The first essay studies credit card-based partnerships between banks and retailers. I test a number of hypotheses that assess the indirect effects related to the impacts of credit card programs in my research setting. I use publicly-available data, together with proprietary data from a large financial institution, to examine the impact of card-based promotions on consumer behavior and merchant performance. The results show that such promotions create positive indirect effects, leading to increased purchases from customers of other banks, in addition to the bank running the promotion. Card-based promotions are further associated with increased customer traffic and purchase transactions by the bank’s customers at its merchant partners, but the positive effects are moderated by competitive offers provided by rival banks. I analyze discount price elasticity of demand, and the varying promotional effects among the merchant and customer segments. This research creates insights that banks can leverage to optimize their card-based reward programs, and paves the way forward related to strengthening credit card merchant partnerships.

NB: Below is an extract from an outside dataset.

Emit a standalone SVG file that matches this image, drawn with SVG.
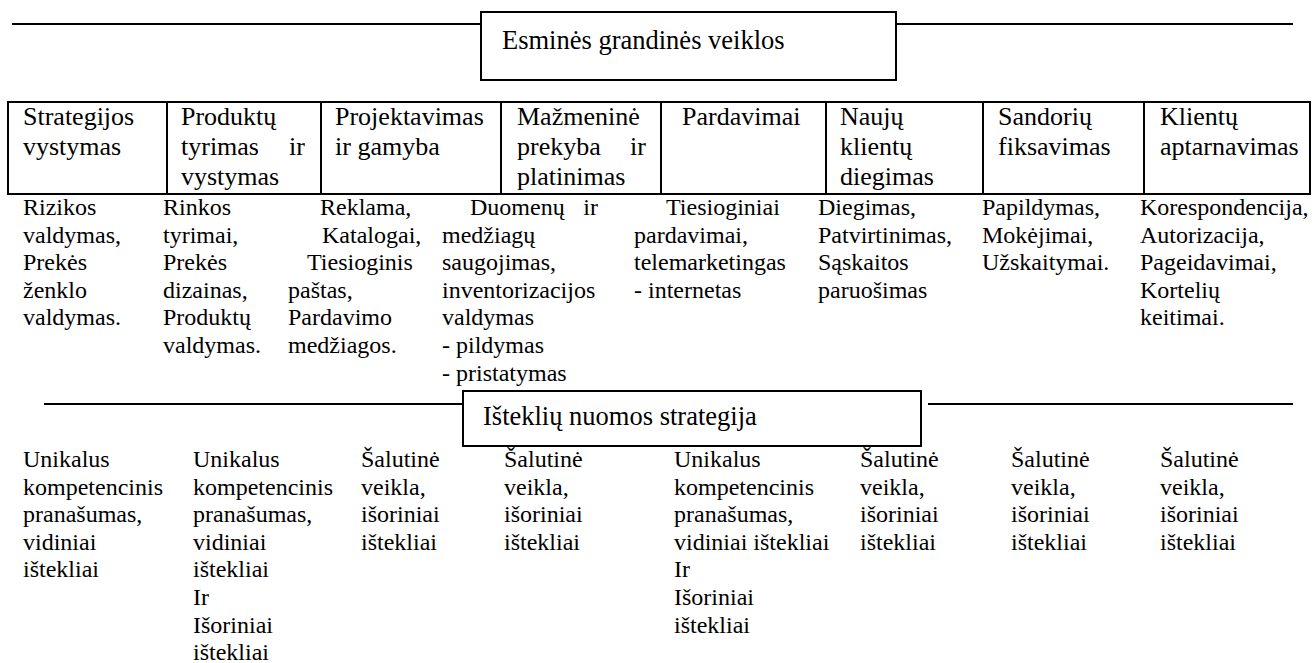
<svg xmlns="http://www.w3.org/2000/svg" width="1315" height="663" viewBox="0 0 1315 663">
  <style>
    text { font-family: "Liberation Serif", "Times New Roman", serif; fill: #000; }
    .title { font-size: 26.5px; }
    .head { font-size: 26px; }
    .body { font-size: 24px; }
    .rule { stroke: #000; stroke-width: 2; fill: none; }
    .box { stroke: #000; stroke-width: 2; fill: #fff; }
  </style>

  <!-- horizontal rules that lead into the two title boxes -->
  <g id="connectors">
    <line class="rule" x1="12" y1="24" x2="481" y2="24"/>
    <line class="rule" x1="896" y1="24" x2="1293" y2="24"/>
    <line class="rule" x1="44" y1="404" x2="463" y2="404"/>
    <line class="rule" x1="928" y1="404" x2="1293" y2="404"/>
  </g>

  <!-- title: core chain activities -->
  <g id="core-title">
    <rect class="box" x="481" y="12" width="415" height="68"/>
    <text class="title" x="502" y="49">Esminės grandinės veiklos</text>
  </g>

  <!-- table of activity headings -->
  <g id="activity-table">
    <rect class="box" x="8" y="102" width="1302" height="92"/>
    <line class="rule" x1="167" y1="102" x2="167" y2="194"/>
    <line class="rule" x1="321" y1="102" x2="321" y2="194"/>
    <line class="rule" x1="501" y1="102" x2="501" y2="194"/>
    <line class="rule" x1="661" y1="102" x2="661" y2="194"/>
    <line class="rule" x1="826" y1="102" x2="826" y2="194"/>
    <line class="rule" x1="983" y1="102" x2="983" y2="194"/>
    <line class="rule" x1="1144" y1="102" x2="1144" y2="194"/>
  </g>

  <g id="act-strategy" class="head">
    <text class="head" x="23" y="125">Strategijos</text>
    <text class="head" x="23" y="155">vystymas</text>
  </g>
  <g id="act-research">
    <text class="head" x="181" y="125">Produktų</text>
    <text class="head" x="181" y="155">tyrimas</text>
    <text class="head" x="305" y="155" text-anchor="end">ir</text>
    <text class="head" x="181" y="185">vystymas</text>
  </g>
  <g id="act-design">
    <text class="head" x="335" y="125">Projektavimas</text>
    <text class="head" x="335" y="155">ir gamyba</text>
  </g>
  <g id="act-retail">
    <text class="head" x="517" y="125">Mažmeninė</text>
    <text class="head" x="517" y="155">prekyba</text>
    <text class="head" x="646" y="155" text-anchor="end">ir</text>
    <text class="head" x="517" y="185">platinimas</text>
  </g>
  <g id="act-sales">
    <text class="head" x="682" y="125">Pardavimai</text>
  </g>
  <g id="act-onboarding">
    <text class="head" x="840" y="125">Naujų</text>
    <text class="head" x="840" y="155">klientų</text>
    <text class="head" x="840" y="185">diegimas</text>
  </g>
  <g id="act-transactions">
    <text class="head" x="998" y="125">Sandorių</text>
    <text class="head" x="998" y="155">fiksavimas</text>
  </g>
  <g id="act-service">
    <text class="head" x="1160" y="125">Klientų</text>
    <text class="head" x="1160" y="155">aptarnavimas</text>
  </g>

  <!-- task lists under each activity -->
  <g id="tasks-strategy">
    <text class="body" x="23" y="215">Rizikos</text>
    <text class="body" x="23" y="242.6">valdymas,</text>
    <text class="body" x="23" y="270.2">Prekės</text>
    <text class="body" x="23" y="297.8">ženklo</text>
    <text class="body" x="23" y="325.4">valdymas.</text>
  </g>
  <g id="tasks-research">
    <text class="body" x="163" y="215">Rinkos</text>
    <text class="body" x="163" y="242.6">tyrimai,</text>
    <text class="body" x="163" y="270.2">Prekės</text>
    <text class="body" x="163" y="297.8">dizainas,</text>
    <text class="body" x="163" y="325.4">Produktų</text>
    <text class="body" x="163" y="353">valdymas.</text>
  </g>
  <g id="tasks-design">
    <text class="body" x="320" y="215">Reklama,</text>
    <text class="body" x="322" y="242.6">Katalogai,</text>
    <text class="body" x="307" y="270.2">Tiesioginis</text>
    <text class="body" x="288" y="297.8">paštas,</text>
    <text class="body" x="288" y="325.4">Pardavimo</text>
    <text class="body" x="288" y="353">medžiagos.</text>
  </g>
  <g id="tasks-retail">
    <text class="body" x="470" y="215">Duomenų</text>
    <text class="body" x="598" y="215" text-anchor="end">ir</text>
    <text class="body" x="442" y="242.6">medžiagų</text>
    <text class="body" x="442" y="270.2">saugojimas,</text>
    <text class="body" x="442" y="297.8">inventorizacijos</text>
    <text class="body" x="442" y="325.4">valdymas</text>
    <text class="body" x="442" y="353">- pildymas</text>
    <text class="body" x="442" y="380.6">- pristatymas</text>
  </g>
  <g id="tasks-sales">
    <text class="body" x="666" y="215">Tiesioginiai</text>
    <text class="body" x="634" y="242.6">pardavimai,</text>
    <text class="body" x="634" y="270.2">telemarketingas</text>
    <text class="body" x="634" y="297.8">- internetas</text>
  </g>
  <g id="tasks-onboarding">
    <text class="body" x="818" y="215">Diegimas,</text>
    <text class="body" x="818" y="242.6">Patvirtinimas,</text>
    <text class="body" x="818" y="270.2">Sąskaitos</text>
    <text class="body" x="818" y="297.8">paruošimas</text>
  </g>
  <g id="tasks-transactions">
    <text class="body" x="982" y="215">Papildymas,</text>
    <text class="body" x="982" y="242.6">Mokėjimai,</text>
    <text class="body" x="982" y="270.2">Užskaitymai.</text>
  </g>
  <g id="tasks-service">
    <text class="body" x="1140" y="215">Korespondencija,</text>
    <text class="body" x="1140" y="242.6">Autorizacija,</text>
    <text class="body" x="1140" y="270.2">Pageidavimai,</text>
    <text class="body" x="1140" y="297.8">Kortelių</text>
    <text class="body" x="1140" y="325.4">keitimai.</text>
  </g>

  <!-- title: resource sourcing strategy -->
  <g id="sourcing-title">
    <rect class="box" x="463" y="391" width="458" height="55"/>
    <text class="title" x="483" y="425">Išteklių nuomos strategija</text>
  </g>

  <!-- sourcing choice per activity -->
  <g id="src-strategy">
    <text class="body" x="23" y="467">Unikalus</text>
    <text class="body" x="23" y="494.6">kompetencinis</text>
    <text class="body" x="23" y="522.2">pranašumas,</text>
    <text class="body" x="23" y="549.8">vidiniai</text>
    <text class="body" x="23" y="577.4">ištekliai</text>
  </g>
  <g id="src-research">
    <text class="body" x="193" y="467">Unikalus</text>
    <text class="body" x="193" y="494.6">kompetencinis</text>
    <text class="body" x="193" y="522.2">pranašumas,</text>
    <text class="body" x="193" y="549.8">vidiniai</text>
    <text class="body" x="193" y="577.4">ištekliai</text>
    <text class="body" x="193" y="605">Ir</text>
    <text class="body" x="193" y="632.6">Išoriniai</text>
    <text class="body" x="193" y="660.2">ištekliai</text>
  </g>
  <g id="src-design">
    <text class="body" x="361" y="467">Šalutinė</text>
    <text class="body" x="361" y="494.6">veikla,</text>
    <text class="body" x="361" y="522.2">išoriniai</text>
    <text class="body" x="361" y="549.8">ištekliai</text>
  </g>
  <g id="src-retail">
    <text class="body" x="504" y="467">Šalutinė</text>
    <text class="body" x="504" y="494.6">veikla,</text>
    <text class="body" x="504" y="522.2">išoriniai</text>
    <text class="body" x="504" y="549.8">ištekliai</text>
  </g>
  <g id="src-sales">
    <text class="body" x="674" y="467">Unikalus</text>
    <text class="body" x="674" y="494.6">kompetencinis</text>
    <text class="body" x="674" y="522.2">pranašumas,</text>
    <text class="body" x="674" y="549.8">vidiniai ištekliai</text>
    <text class="body" x="674" y="577.4">Ir</text>
    <text class="body" x="674" y="605">Išoriniai</text>
    <text class="body" x="674" y="632.6">ištekliai</text>
  </g>
  <g id="src-onboarding">
    <text class="body" x="860" y="467">Šalutinė</text>
    <text class="body" x="860" y="494.6">veikla,</text>
    <text class="body" x="860" y="522.2">išoriniai</text>
    <text class="body" x="860" y="549.8">ištekliai</text>
  </g>
  <g id="src-transactions">
    <text class="body" x="1011" y="467">Šalutinė</text>
    <text class="body" x="1011" y="494.6">veikla,</text>
    <text class="body" x="1011" y="522.2">išoriniai</text>
    <text class="body" x="1011" y="549.8">ištekliai</text>
  </g>
  <g id="src-service">
    <text class="body" x="1160" y="467">Šalutinė</text>
    <text class="body" x="1160" y="494.6">veikla,</text>
    <text class="body" x="1160" y="522.2">išoriniai</text>
    <text class="body" x="1160" y="549.8">ištekliai</text>
  </g>
</svg>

The second essay emphasizes the importance of investigating bank branch net-work changes, including branch openings and closures, and their impacts on customers’ omni-channel banking behavior. I find that branch openings create customer awareness and lead to synergetic increases in transactions across channels, and branch closures result in a migration pattern from alternative channels to online banking due to the joint effects of negative perceptions and substitution. While this migration pattern is favorable for banks, it remains only a short-term effect and may be reversed when the last branch closes. Meanwhile, online users, as revealed in my segmentation analysis, are disloyal and tend to decrease transactions through the online channel after branch closures. This essay contributes to studies on multi-channel services in the IS and Management literature, and provides strategic implications on branch network restructuring in omni-channel financial services.

In the third essay, I draw on social contagion theory and a spatiotemporal perspective to explore the global penetration of bitcoin, and how security events have been influential in this process. This essay uses transaction data from Mt.Gox, one of the largest bitcoin exchange platforms in the world before its bankruptcy in 2014, and other publicly-available data sources for county-level information. The time and country of bitcoin transactions offer an ideal data structure for spatial panel econometric analysis. The results suggest that the global penetration of bitcoin is jointly influenced by the economy, technology and regulatory situation of a country. And news about the occurrence of security incidents related to the cryptocurrency has a negative impact in its cross-country diffusion. This study contributes to the literature on the diffusion of emerging financial technologies, as well as business practices at the early stage of the development of a digital currency.

About the Speaker

GENG Dan is the fifth year PhD student in Singapore Management University, advised by Prof Robert Kauffman. She received her Bachelor's degree from Southwestern University of Finance and Economics, and visited Carnegie Mellon University as an exchange student in 2014.

Her research interest lies in Financial Information Systems and Technology. She works on areas including omni-channel retail banking operations, credit card-based partnerships, and global penetration of cryptocurrencies. She is particularly interested in business problems characterised by extensive use of IT, and seek to produce useful insights on customer behaviour and valuable managerial implications for financial institutions that pursue competitive advantage and a leading brand image for technological innovation in the financial services industry.